I pretty soon met other people, including another woman travelling solo. She was a German girl who'd been living in Crete for some years, but who'd broken up with her Greek boyfriend and was moving back to Germany — driving a Kombi-van filled with all her possessions. Her English was brilliant, and she spoke Greek and Italian as well.
We got on really well, and met each morning for breakfast, and spent the rest of the day spotting dolphins, talking, and swapping books. And eating the delicious Italian food provided at each meal. On the last day she offered to give me a lift up to Switzerland. I, of course, was delighted to accept.
We sailed into Venice at dawn. It was early December, so it was cold, but not bitter. The sea was mirror calm but shrouded in drifts of fog. As the ship drew closer, Venice appeared, floating in the fog, all rose and gold and silver in the dawn, like some magic mythical place that might disappear if you blinked. It was breathtakingly beautiful, and if you ever get a chance to sail into Venice at dawn, take it.
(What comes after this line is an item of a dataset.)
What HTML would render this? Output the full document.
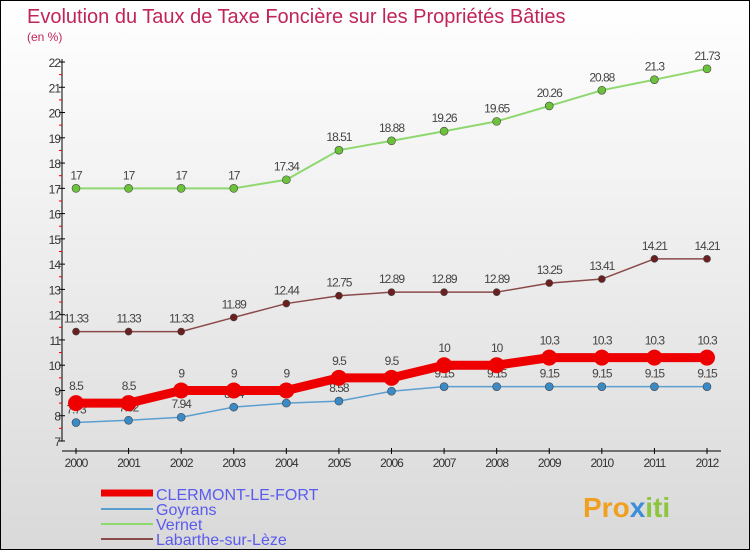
<!DOCTYPE html>
<html><head><meta charset="utf-8"><style>
body{margin:0}
#c{width:750px;height:550px;position:relative;box-sizing:border-box;border:1px solid #000;background:linear-gradient(#fff,#d9d9d9);font-family:"Liberation Sans",sans-serif;overflow:hidden}
svg text{font-family:"Liberation Sans",sans-serif}
</style></head><body>
<div id="c">
<svg id="s" width="750" height="550">
<text x="26" y="22" font-size="20" fill="#c0245a">Evolution du Taux de Taxe Foncière sur les Propriétés Bâties</text>
<text x="26" y="40" font-size="12" fill="#c0245a">(en %)</text>
<g id="axes"></g><g id="series"></g>
<g>
<line x1="100" y1="492" x2="152" y2="492" stroke="#e00" stroke-width="7"/>
<text x="155" y="499" font-size="16" fill="#5a5aee">CLERMONT-LE-FORT</text>
<line x1="100" y1="508" x2="152" y2="508" stroke="#5b9fd0" stroke-width="2"/>
<text x="155" y="514" font-size="16" fill="#5a5aee">Goyrans</text>
<line x1="100" y1="523" x2="152" y2="523" stroke="#8fd870" stroke-width="2"/>
<text x="155" y="529" font-size="16" fill="#5a5aee">Vernet</text>
<line x1="100" y1="538" x2="152" y2="538" stroke="#8b4a4a" stroke-width="2"/>
<text x="155" y="544" font-size="16" fill="#5a5aee">Labarthe-sur-Lèze</text>
</g>
<text x="582" y="516" font-size="28" font-weight="bold" fill="#f0a020">Pro<tspan fill="#3a8fd8">x</tspan><tspan fill="#8cc63f">iti</tspan></text>
</svg></div>
<script>
const years=[2000,2001,2002,2003,2004,2005,2006,2007,2008,2009,2010,2011,2012];
const clermont=[8.5,8.5,9,9,9,9.5,9.5,10,10,10.3,10.3,10.3,10.3];
const goyrans=[7.73,7.82,7.94,8.34,8.5,8.58,8.97,9.15,9.15,9.15,9.15,9.15,9.15];
const vernet=[17,17,17,17,17.34,18.51,18.88,19.26,19.65,20.26,20.88,21.3,21.73];
const labarthe=[11.33,11.33,11.33,11.89,12.44,12.75,12.89,12.89,12.89,13.25,13.41,14.21,14.21];
const yTicks=[7,8,9,10,11,12,13,14,15,16,17,18,19,20,21,22];
const NS='http://www.w3.org/2000/svg';
const X=i=>75+i*(706-75)/(years.length-1);
const Y=v=>61+(22-v)*(440-61)/15;
function mk(t,a,p){const e=document.createElementNS(NS,t);for(const k in a)e.setAttribute(k,a[k]);p.appendChild(e);return e;}
const ax=document.getElementById('axes');
const ya=mk('line',{x1:61,y1:58,x2:61,y2:440,stroke:'#000'},ax);


yTicks.forEach(v=>{
 mk('line',{x1:58,x2:64,y1:Y(v),y2:Y(v),stroke:'#000'},ax);
 if(v<22)mk('line',{x1:58,x2:61,y1:Y(v+0.5),y2:Y(v+0.5),stroke:'#e00'},ax);
 const t=mk('text',{x:59,y:Y(v)+5,'font-size':12,'text-anchor':'end',fill:'#333','letter-spacing':'-1'},ax);t.textContent=v;
 
 
});
const xa=mk('line',{x1:61,y1:450,x2:720,y2:450,stroke:'#000'},ax);


years.forEach((y,i)=>{
 mk('line',{x1:X(i),x2:X(i),y1:447,y2:453,stroke:'#000'},ax);
 const t=mk('text',{x:X(i),y:466,'font-size':12,'text-anchor':'middle',fill:'#333','letter-spacing':'-1'},ax);t.textContent=y;
 
 
});
const sg=document.getElementById('series');
function series(data,name,color,lw,r,stroke,dy){
 const g=mk('g',{},sg);
 
 
 const l=mk('polyline',{points:data.map((v,i)=>X(i)+','+Y(v)).join(' '),fill:'none',stroke:color,'stroke-width':lw},g);
 
 
 data.forEach((v,i)=>{
  const c=mk('circle',{cx:X(i),cy:Y(v),r:r,fill:stroke,stroke:color==='#e00'?'none':'#444','stroke-width':0.6},g);
  
  
  const t=mk('text',{x:X(i),y:Y(v)-dy,'font-size':12,'text-anchor':'middle',fill:'#444','letter-spacing':'-1'},g);t.textContent=v;
  
  
 });
}
series(vernet,'vernet','#8fd870',2,4,'#6cc23a',9);
series(labarthe,'labarthe','#8b4a4a',1.5,3.5,'#6b1f1f',9);
series(goyrans,'goyrans','#5b9fd0',1.5,4,'#3a8ac8',9);
series(clermont,'clermont','#e00',9,8,'#e00',13);
</script>
</body></html>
So then it was time to disembark. My friend went to the area where her van was parked, but I had to disembark down a separate gangway for travellers on foot, so we arranged for us to meet ashore. As a lowly backpacker, I was one of the last to leave, and as I walked down the gangway, I saw my friend, waiting beside her Kombi.
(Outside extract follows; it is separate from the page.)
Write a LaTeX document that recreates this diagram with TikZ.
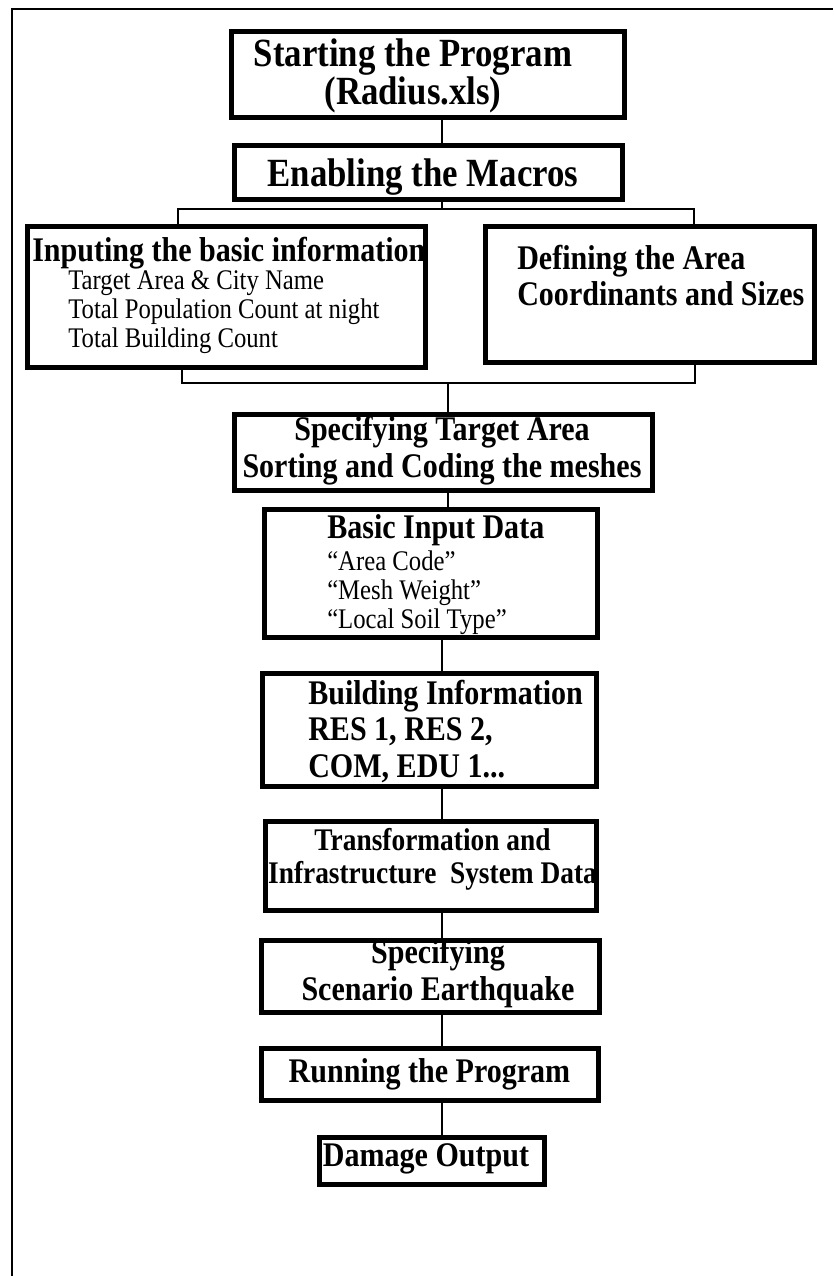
\documentclass[tikz,border=0pt]{standalone}
\usepackage{fontspec}
\setmainfont{Liberation Serif}
\newfontfamily\tallfont[FakeStretch=0.87]{Liberation Serif}

\def\pix{0.75pt}

\begin{document}
\begin{tikzpicture}[x=\pix,y=-\pix]
    \tikzstyle{box}=[draw,rectangle,line width=3.5pt,inner sep=0pt]
    \tikzstyle{link}=[line width=1.5pt]
    \tikzstyle{frame}=[line width=1.5pt]
    \tikzstyle{head text}=[inner sep=0pt,font=\tallfont\fontsize{30}{27}\selectfont\bfseries]
    \tikzstyle{box text}=[inner sep=0pt,font=\tallfont\fontsize{25.9}{27.5}\selectfont\bfseries]
    \tikzstyle{list text}=[inner sep=0pt,align=left,font=\tallfont\fontsize{21.3}{21.75}\selectfont]

    \useasboundingbox (0,0) rectangle (833,1276);

    % Outer frame (only top and left edges show)
    \draw[frame] (12,1276) -- (12,9) -- (833,9);

    % Draw the boxes
    \node[box,minimum width=393*\pix,minimum height=86*\pix]  (start)  at (428,74.5)   {};
    \node[box,minimum width=388*\pix,minimum height=54*\pix]  (macros) at (428.5,172.5) {};
    \node[box,minimum width=398*\pix,minimum height=141*\pix] (input)  at (226.5,297)   {};
    \node[box,minimum width=329*\pix,minimum height=136*\pix] (define) at (650,294.5)   {};
    \node[box,minimum width=418*\pix,minimum height=76*\pix]  (target) at (443.5,452.5) {};
    \node[box,minimum width=333*\pix,minimum height=128*\pix] (basic)  at (431,573.5)   {};
    \node[box,minimum width=334*\pix,minimum height=113*\pix] (build)  at (429.5,730)   {};
    \node[box,minimum width=331*\pix,minimum height=89*\pix]  (trans)  at (431,866)     {};
    \node[box,minimum width=338*\pix,minimum height=72*\pix]  (scen)   at (430.5,976.5) {};
    \node[box,minimum width=337*\pix,minimum height=52*\pix]  (run)    at (430,1074.5)  {};
    \node[box,minimum width=225*\pix,minimum height=47*\pix]  (dmg)    at (432,1161)    {};

    % Texts in the boxes
    \node[head text,align=center,anchor=north] (start-txt) at (413,38.8)
        {Starting the Program\\(Radius.xls)};
    \node[head text,anchor=base] (macros-txt) at (423,187) {Enabling the Macros};
    \node[box text,anchor=base west] (input-txt) at (32,262) {Inputing the basic information};
    \node[list text,anchor=north west] (input-list) at (68,270.7)
        {Target Area \& City Name\\Total Population Count at night\\Total Building Count};
    \node[box text,align=left,anchor=north west] (define-txt) at (517,244.5)
        {Defining the Area\\Coordinants and Sizes};
    \node[box text,align=center,anchor=north] (target-txt) at (442,416.2)
        {Specifying Target Area\\Sorting and Coding the meshes};
    \node[box text,anchor=base west] (basic-txt) at (327,538) {Basic Input Data};
    \node[list text,anchor=north west] (basic-list) at (327,550.7)
        {“Area Code”\\“Mesh Weight”\\“Local Soil Type”};
    \node[box text,align=left,anchor=north west] (build-txt) at (308,679.5)
        {Building Information\\RES 1, RES 2,\\COM, EDU 1...};
    \node[box text,align=center,anchor=north,font=\tallfont\fontsize{23.6}{24.75}\selectfont\bfseries] (trans-txt) at (432.5,828.3)
        {Transformation and\\Infrastructure\ \ System Data};
    \node[box text,align=center,anchor=north] (scen-txt) at (438,939.2)
        {Specifying\\Scenario Earthquake};
    \node[box text,anchor=base] (run-txt) at (429.5,1082) {Running the Program};
    \node[box text,anchor=base] (dmg-txt) at (426,1166) {Damage Output};

    % Connect the boxes
    \coordinate (axis) at (442,0);
    \coordinate (fork)   at (442,209);
    \coordinate (fork-l) at (178,209);
    \coordinate (fork-r) at (694,209);
    \coordinate (join)   at (448,383);
    \coordinate (join-l) at (182,383);
    \coordinate (join-r) at (695,383);

    \foreach \source/\dest in {start/macros,basic/build,build/trans,trans/scen,scen/run,run/dmg}
        \draw[link] (\source.south -| axis) -- (\dest.north -| axis);

    \draw[link] (macros.south -| fork) -- (fork);
    \draw[link] (input.north -| fork-l) -- (fork-l) -- (fork-r) -- (define.north -| fork-r);
    \draw[link] (input.south -| join-l) -- (join-l) -- (join-r) -- (define.south -| join-r);
    \draw[link] (join) -- (target.north -| join);
    \draw[link] (target.south -| join) -- (basic.north -| join);
\end{tikzpicture}
\end{document}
There were uniformed police and customs officers everywhere. And at the bottom of the gangway stood two uniformed men and a beautiful Alsation dog. Now recall, dear reader, I had been away from home for the best part of a year, and was particularly missing my dog. So I walked down the gangway and without thinking, I stopped, bent down and started patting the dog.
Cue loud noices of frustration and uniformed hands thrown up in very Italian disgust. It occurred to me then that I probably shouldn't have patted a police or customs dog, but when I started to apologise, the men waved me on impatiently.
When my friend stopped laughing, she explained. They'd asked her why she hadn't driven away and she'd told them she was waiting for a friend. (And remember the ship had started in Egypt.)
Who was this friend?
A woman she met on the ship. An Australian backpacker.
So you never met her before?
But you're giving her a lift?
Apparently there was a bit of Aha-ing and some hurried consultation, and then several more customs men gathered eagerly at the gangway. Clearly they were expecting some desperate foreign backpacking hippy drug smuggler.
And then the desperate foreign backpacking hippy drug smuggler went and patted the drug-sniffing dog and told him what a good boy he was.
After that, we drove north through some beautiful country, and when we got near the Swiss border, I hopped out, said goodbye to my German friend, and caught a train to Zurich. It was only a few days out of a year of wonderful travel and adventure, but I've never forgotten that trip and the magic of sailing into Venice at dawn. And the disappointment and disgust of the customs guys when I patted their dog.
So what about you? Are you itching to travel somewhere? Ever taken a trip that turned out magical? Or are you happy to stay comfortably at home and indulge in a bit of virtual travel, in books or on line?